--- Start Material to process ---

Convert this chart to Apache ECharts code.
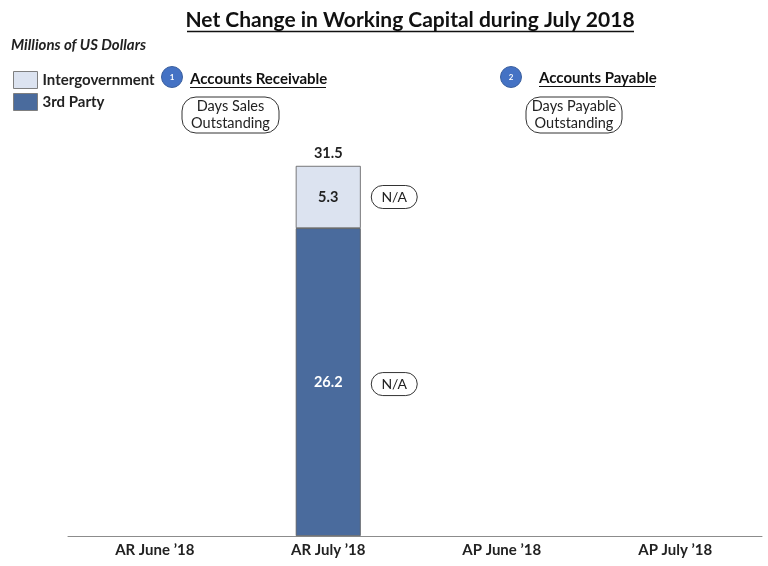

--- End Material to process ---
--- Start Material to process ---

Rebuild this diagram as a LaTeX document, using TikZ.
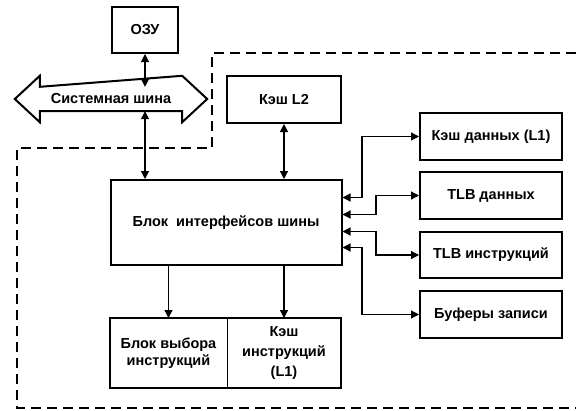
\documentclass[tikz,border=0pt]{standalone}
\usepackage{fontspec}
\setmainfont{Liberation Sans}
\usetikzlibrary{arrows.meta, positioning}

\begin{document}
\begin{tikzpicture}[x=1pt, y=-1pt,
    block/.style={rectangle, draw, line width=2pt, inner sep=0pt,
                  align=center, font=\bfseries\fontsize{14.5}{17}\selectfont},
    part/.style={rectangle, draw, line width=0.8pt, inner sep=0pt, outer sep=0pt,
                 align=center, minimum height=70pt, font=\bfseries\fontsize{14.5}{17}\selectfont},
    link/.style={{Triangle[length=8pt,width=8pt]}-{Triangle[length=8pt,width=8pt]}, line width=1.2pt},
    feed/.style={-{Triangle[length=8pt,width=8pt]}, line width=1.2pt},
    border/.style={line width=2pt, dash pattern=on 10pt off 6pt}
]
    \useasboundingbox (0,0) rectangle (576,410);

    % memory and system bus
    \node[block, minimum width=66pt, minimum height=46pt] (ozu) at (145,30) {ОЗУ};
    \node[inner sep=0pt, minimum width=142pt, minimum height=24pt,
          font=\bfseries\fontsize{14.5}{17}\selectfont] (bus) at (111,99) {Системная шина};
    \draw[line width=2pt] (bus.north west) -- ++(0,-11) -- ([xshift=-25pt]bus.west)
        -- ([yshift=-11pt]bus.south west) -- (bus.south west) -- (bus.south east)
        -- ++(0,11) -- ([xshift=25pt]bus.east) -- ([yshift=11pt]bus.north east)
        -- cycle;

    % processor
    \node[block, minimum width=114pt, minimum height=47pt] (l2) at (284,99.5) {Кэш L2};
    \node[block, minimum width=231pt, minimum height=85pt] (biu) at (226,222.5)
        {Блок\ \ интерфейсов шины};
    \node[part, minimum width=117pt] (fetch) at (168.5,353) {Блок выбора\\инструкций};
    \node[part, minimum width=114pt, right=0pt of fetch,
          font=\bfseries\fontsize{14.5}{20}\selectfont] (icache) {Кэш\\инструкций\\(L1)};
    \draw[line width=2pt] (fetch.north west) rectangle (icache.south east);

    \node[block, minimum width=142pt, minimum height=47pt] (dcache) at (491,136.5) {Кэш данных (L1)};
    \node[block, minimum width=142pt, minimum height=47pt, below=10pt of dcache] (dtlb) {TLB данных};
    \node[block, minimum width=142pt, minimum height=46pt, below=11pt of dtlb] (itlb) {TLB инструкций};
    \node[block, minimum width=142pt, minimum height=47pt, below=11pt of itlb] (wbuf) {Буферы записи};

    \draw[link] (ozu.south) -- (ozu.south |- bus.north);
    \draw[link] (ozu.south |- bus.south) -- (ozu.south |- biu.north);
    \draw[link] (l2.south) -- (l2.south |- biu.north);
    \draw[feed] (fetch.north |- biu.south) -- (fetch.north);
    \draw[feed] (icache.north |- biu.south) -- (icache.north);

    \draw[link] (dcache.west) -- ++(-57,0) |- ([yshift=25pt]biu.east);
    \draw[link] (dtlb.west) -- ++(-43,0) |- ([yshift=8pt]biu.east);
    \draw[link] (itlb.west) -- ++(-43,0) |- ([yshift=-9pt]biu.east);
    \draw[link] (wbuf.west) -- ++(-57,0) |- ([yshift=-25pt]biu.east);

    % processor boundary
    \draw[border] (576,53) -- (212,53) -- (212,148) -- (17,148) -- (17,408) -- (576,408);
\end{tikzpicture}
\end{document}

--- End Material to process ---

> [Work to complete]
Gather from the data above every line with the string "this".

> [Completed task]
Convert this chart to Apache ECharts code.
Rebuild this diagram as a LaTeX document, using TikZ.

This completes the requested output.